Stages of the Product Life Cycle
A product is delivered to go through definite life stages, in the same manner as living organisms do. They are first introduced in the market and customers accept the product if they find it serving their needs. Sales grow rapidly. Finally, everyone who need the product acquires it and sales plateau.
At some stage, either the need that the product was satisfying ceases to exist, or a different solution to the need emerges. Customers stop buying the product and eventually the product ceases to exist.
Product Life Cycle Diagram
The Four Stages of the PLC are:
- Market Introduction
- Growth
- Maturity
- Decline
Stages of Product Life Cycle
1. Introduction Stage
This is the first stage of the product life cycle. A company builds sales by expanding the market for the product. It creates product awareness so that the customer becomes aware of the generic product benefits. Customers are suspicious of the product benefits and are not sure if it will serve their needs.
Heavy expenditure on advertising and personal selling is essential. At this stage the product fairly basic with emphasis on reliability and functionality, rather than having special features to appeal to different customer groups. Promotion should stimulate trial both advertisement and sales promotion scheme.
Price can be high as the company would be keen to recover the heavy development cost that the company incurs. The company can afford to charge high prices as there is none or very little competition. But low prices are helpful at this stage as customers consider buying a low priced product less risky when they are not sure of its benefits.
The distributor can be patchy as some dealers will be wary of stocking the new products as they may not be sure of its acceptability by customers but it is very important to ensure adequate distribution of the product.
Company’s promotional programs built up awareness, curiosity, and desire for the product but when a customer does not find the products on shelves they tune of the product from their minds from a very long time, before the company starts its promotional blitz, it should ensure that the products are available on the shelves.
They may have to provide extra benefits to wholesalers and retailers to stock the new product. The newest product fails due to the lack of their availability rather than due to the customers not wanting to buy the product.
2. Growth Stage
Customers are aware of the product at this stage and are convinced that they serve their needs. Customer understands the generic benefits of the product and the company now builds sales and market share by building brand preference. The product is redesigned to create the differentiation, and promotion lays stress on the benefits of the differentiated product. The focus is on ensuring repeat purchases.
The company tries to achieve this purpose by focusing its efforts on building a strong brand. A strong build at this stage helps the company to fight competition as the emerging in hordes at this stage. There is pressure on prices due to the entry of a large number of competitors.
At this stage different segment starts emerging, and the company has to make a decision as to which of the segment it will attempt to serve. Some pioneers try to serve the whole market with one or a few standard products even when the segment has clearly emerged. This is a mistake. Focused competitors will emerge, which will target specific segments and take away market share from each of the segments.

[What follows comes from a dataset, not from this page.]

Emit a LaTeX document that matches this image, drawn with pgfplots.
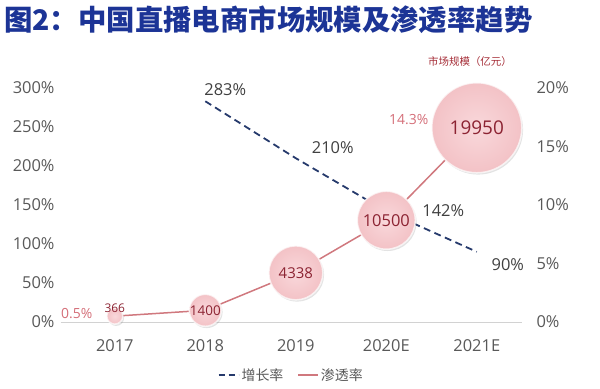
\documentclass[border=0pt]{standalone}
\usepackage{fontspec}
\usepackage{pgfplots}
\pgfplotsset{compat=1.18}
\usepackage{pgfplotstable}
\usetikzlibrary{shadows}
\setmainfont{Open Sans}
\newfontfamily\cjk{Noto Sans CJK SC}
\definecolor{titleblue}{RGB}{28,52,150}
\definecolor{tickgray}{RGB}{89,89,89}
\definecolor{labgray}{RGB}{64,64,64}
\definecolor{navy}{RGB}{38,58,108}
\definecolor{penline}{RGB}{208,120,126}
\definecolor{bubtext}{RGB}{140,35,50}
\definecolor{pinklab}{RGB}{212,110,120}
\definecolor{bubin}{RGB}{249,216,219}
\definecolor{bubout}{RGB}{243,194,198}
\definecolor{unitred}{RGB}{165,45,55}

\pgfplotstableread{
x g dx dy
1 283 20 12
2 210 37 11
3 142 57 1
4 90 31 -13
}\growth

\pgfplotstableread{
x p size lab fs ly
0 0.5 16 366 12 8
1 1.0 32 1400 13.5 0
2 4.2 54 4338 15 0
3 8.7 58 10500 16.5 0
4 16.6 90 19950 19 0
}\pen

\pgfplotstableread{
x p dx dy
0 0.5 -38 3
4 16.6 -68 8
}\penlab

\pgfplotsset{
  base/.style={
    scale only axis,
    width=461.55bp, height=234bp,
    at={(60.5bp,-322bp)}, anchor=south west,
    xmin=-0.6, xmax=4.5,
    ymin=0,
    major tick length=0pt,
    /pgf/number format/assume math mode=true,
    tick label style={font=\fontsize{16.5}{16.5}\selectfont, text=tickgray},
    clip=false,
  }
}

\begin{document}
\begin{tikzpicture}
\useasboundingbox (0,0) rectangle (600bp,-389bp);
\node[anchor=west, text=titleblue, font=\cjk\bfseries\fontsize{28.5}{28.5}\selectfont, inner sep=0pt] at (4bp,-20bp) {图2：中国直播电商市场规模及渗透率趋势};
\node[text=unitred, font=\cjk\fontsize{10.5}{10.5}\selectfont, inner sep=0pt] at (470bp,-62bp) {市场规模（亿元）};

\begin{axis}[base,
  ymax=300,
  axis x line*=bottom, axis y line*=left,
  x axis line style={draw=gray!35, line width=0.8bp},
  y axis line style={draw=none},
  xtick={0,1,2,3,4},
  xticklabels={2017,2018,2019,2020E,2021E},
  xticklabel style={yshift=-14bp},
  ytick={0,50,...,300},
  yticklabel={\pgfmathprintnumber{\tick}\%},
  yticklabel style={xshift=-2.5bp},
]
\addplot[navy, line width=1.8bp, dash pattern=on 7bp off 4.5bp,
  nodes near coords={\pgfmathprintnumber{\pgfplotspointmeta}\%},
  point meta=y,
  visualization depends on={\thisrow{dx}\as\dx},
  visualization depends on={\thisrow{dy}\as\dy},
  nodes near coords style={font=\fontsize{16.5}{16.5}\selectfont, text=labgray, anchor=center, xshift=\dx bp, yshift=\dy bp}]
  table[x=x,y=g]{\growth};
\end{axis}

\begin{axis}[base,
  ymax=20,
  axis x line=none, axis y line*=right,
  y axis line style={draw=none},
  ytick={0,5,...,20},
  yticklabel={\pgfmathprintnumber{\tick}\%},
  yticklabel style={xshift=11bp},
  legend style={draw=none, fill=none, at={(0.5,-0.226)}, anchor=center,
    legend columns=2, font=\cjk\fontsize{14}{14}\selectfont, text=tickgray,
    /tikz/every even column/.append style={column sep=12bp}},
  legend image code/.code={\draw[#1] (0bp,0bp) -- (20bp,0bp);},
]
\addlegendimage{navy, line width=1.8bp, dash pattern=on 6bp off 4bp}
\addlegendentry{增长率}
\addplot[penline, line width=1.5bp, mark=none] table[x=x,y=p]{\pen};
\addlegendentry{渗透率}
\addplot[draw=none, mark=none, forget plot,
  nodes near coords={},
  visualization depends on={\thisrow{size}\as\bsize},
  nodes near coords style={circle, inner sep=0pt, minimum size=\bsize bp, anchor=center,
    inner color=bubin, outer color=bubout, draw=white, draw opacity=0.7, line width=1.5bp,
    drop shadow={shadow xshift=1.3bp, shadow yshift=-1.8bp, opacity=0.22}}]
  table[x=x,y=p]{\pen};
\addplot[draw=none, mark=none, forget plot,
  nodes near coords={\pgfplotspointmeta},
  point meta=explicit symbolic,
  visualization depends on={\thisrow{fs}\as\fs},
  visualization depends on={\thisrow{ly}\as\ly},
  nodes near coords style={font=\fontsize{\fs}{\fs}\selectfont, text=bubtext, anchor=center, yshift=\ly bp}]
  table[x=x,y=p,meta=lab]{\pen};
\addplot[draw=none, mark=none, forget plot,
  nodes near coords={\pgfmathprintnumber{\pgfplotspointmeta}\%},
  point meta=explicit,
  visualization depends on={\thisrow{dx}\as\dx},
  visualization depends on={\thisrow{dy}\as\dy},
  nodes near coords style={font=\fontsize{14}{14}\selectfont, text=pinklab, anchor=center, xshift=\dx bp, yshift=\dy bp}]
  table[x=x,y=p,meta expr={\thisrow{dx}*0+ (\thisrow{x}==0 ? 0.5 : 14.3)}]{\penlab};
\end{axis}
\end{tikzpicture}
\end{document}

Most pioneers lose their first-mover advantage by their attempt to indiscriminately serve the entire segment as they did in the introduction stage. The pioneer should select a few lucrative segments and target those segments with separate offerings for each of them.
3. Maturity Stage
The market does not grow at this stage. The company should hold on to the profit and market share rather than park on costly competitive challenges. Since the company can gain sales only at the expense of competition, strong challenges are resisted by competitors and can lead to costly promotional price wars.
A brand objective now focuses on maintaining brand loyalty and stimulating repeat purchases. For all but the brand leader, competition may erode prices and profit margins.
At this stage, companies are tempted to engage in costly promotional price wars to wean away market share from competitors, but such victories are ephemeral. Most companies are not able to effects permanent shifts in market share with promotional pricing. Therefore instead of trying to match the promotional pricing scheme of competitors, the company should focus on strengthening its brand by differentiating its offering.
4. Decline Stage
A company should anticipate the impending decline in sales. The biggest hurdle in the adoption of suitable strategies for the decline stages is the marketer’s false belief that there is no decline or at least that will not come so soon.
The company should analyze changing customer requirements and effectiveness and acceptability of emerging substitute solution to gauge the speed at which its product will become redundant. Sometimes the customer requirement may have changed dramatically or the emerging solution may be very effective, so the company will have to make plans to exit the market immediately.
At other times the customer requirement may be changing gradually and the emerging solution may have bugs and may be slow to be accepted, therefore the company can plan a more gradual withdrawal.